Por Ignacio Blanco
¿Quieres la vida eterna?
Podemos encontrar muchas similitudes entre el Evangelio del Domingo pasado y el de este Domingo. Uno es continuación del otro, y efectivamente hay frases y términos en el discurso de Jesús que son muy semejantes. Sin embargo, dentro de las muchas cosas que particularizan las palabras de Jesús este Domingo, nos vamos a detener en una: la insistencia del Señor en que el pan que nos ofrece nos da la vida eterna.
Ante las murmuraciones de los judíos, entre otras cosas Jesús les refresca la memoria y les recuerda que sus antepasados comieron el maná en el desierto y sin embargo murieron. Y añade, refiriéndose a sí mismo: «este es el pan que baja del cielo, para que quien lo coma no muera» (Jn 6,50). Sabemos, como enseña el Papa Juan Pablo II, que «además del hambre física, el hombre lleva en sí también otra hambre, un hambre más fundamental, que no puede saciarse con un alimento ordinario. Se trata aquí de un hambre de vida, un hambre de eternidad. La señal del maná era el anuncio del acontecimiento de Cristo, que saciaría el hambre de eternidad del hombre, convirtiéndose Él mismo en el “pan vivo” que “da la vida al mundo”».
A esa hambre de vida, interior, profunda, nos remite el Señor. “Hambre de eternidad” la llama el Papa. Expresión muy significativa, que dice tanto. Somos seres que vivimos en el tiempo y sin embargo tenemos hambre de eternidad. Sabemos que vamos a morir. Es más, de las pocas cosas que podemos estar totalmente ciertos en esta vida es que un día moriremos. ¿Cuándo? No lo sabe nadie. Pero sí que moriremos. Junto a ello, tenemos la experiencia de anhelar la eternidad, y la fe nos da la certeza de que con la muerte no acaba nuestra existencia. Se transforma, pasamos a la “otra vida”, la que no acaba y por eso la llamamos “vida eterna”.

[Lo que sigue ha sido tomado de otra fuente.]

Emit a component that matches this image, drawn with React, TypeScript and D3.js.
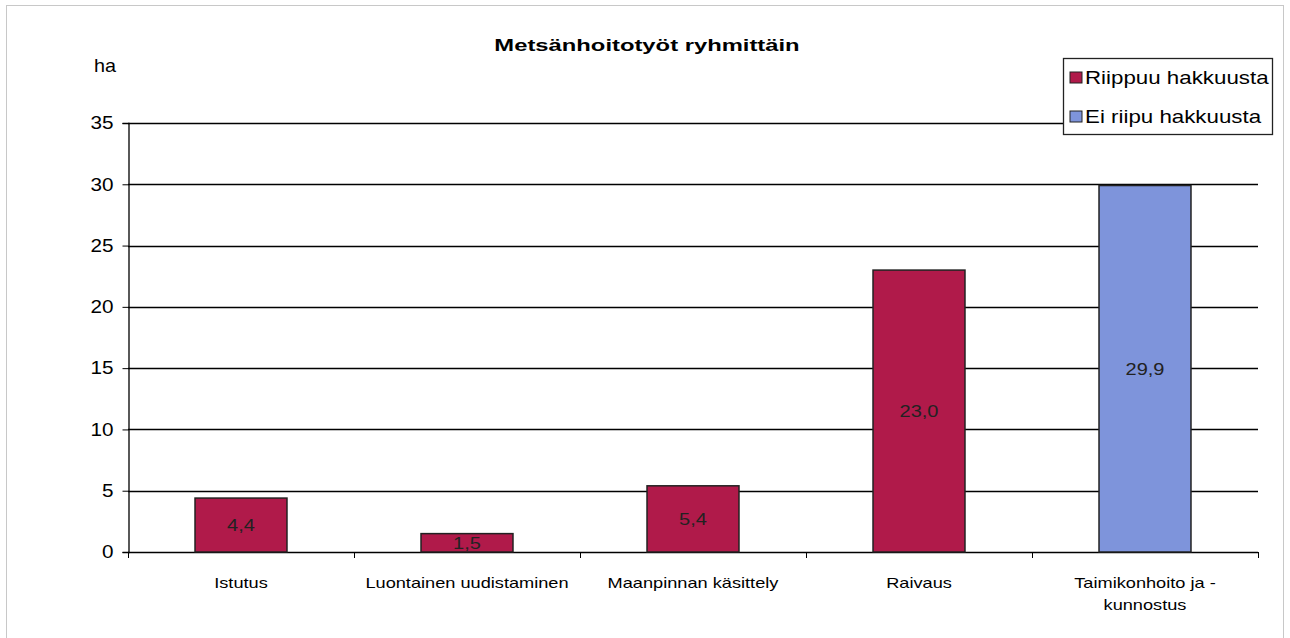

¿Quieres la vida eterna? A la vida eterna vamos a llegar todos. El asunto es si la vivirás con Cristo, o lejos de Él. Si la eternidad la vivimos con Dios o lejos de Él depende de lo que hagamos en esta vida terrena con la gracia que Él nos da. ¿Pensamos suficiente en estos temas? A veces parecería que no. A la luz de ese horizonte de eternidad, muchas cosas en nuestra vida de aquí y ahora cobrarían otro color, ¿no? Urgencias, prioridades, qué es lo necesario, qué es lo importante, qué lo accesorio…
¿Qué relación —si cabe la palabra— hay entre la Eucaristía (el Pan vivo que es Jesús) y la “vida eterna”? Tal vez hemos escuchado alguna vez decir, o lo hemos leído, que la Eucaristía es “prenda de la vida eterna”. Es decir, es garantía, seguridad de esa vida futura. Es adelanto de la felicidad eterna que viven por toda la eternidad los que mueren en Cristo. ¿Por qué? El Compendio del Catecismo nos da una respuesta muy concisa: «La Eucaristía es prenda de la gloria futura —nos dice— porque nos colma de toda gracia y bendición del Cielo, nos fortalece en la peregrinación de nuestra vida terrena y nos hace desear la vida eterna, uniéndonos a Cristo, sentado a la derecha del Padre, a la Iglesia del Cielo, a la Santísima Virgen y a todos los santos».
Es impresionante constatar cómo esta certeza de fe está viva en la Iglesia desde los primeros siglos del cristianismo. Los discípulos de Jesús acogieron su mensaje y vivieron este peregrinar en la tierra alimentados y nutridos por el Pan de vida, garantía de la vida eterna. En este sentido San Ignacio de Antioquía, mártir del s. II, tiene en una de sus cartas unas palabras muy hermosas: «En la Eucaristía, nosotros partimos un mismo pan que es remedio de inmortalidad, antídoto no para morir, sino para vivir en Jesucristo para siempre». ¡Vivir en Jesucristo para siempre! ¿No es eso lo que anhelamos? ¿No es eso en el fondo el ideal de ser cristiano, discípulo de Jesús? ¿No es eso lo que nos enseña María, la perfecta discípula?
«El que coma de este pan vivirá eternamente» (Jn 6,51). Cada vez que participas en la Eucaristía tienes ocasión de hacerlo. Cada Domingo, día del Señor, tienes ocasión de prepararte, abrirle tu corazón y dejarte alimentar por Él, recibiendo su Vida.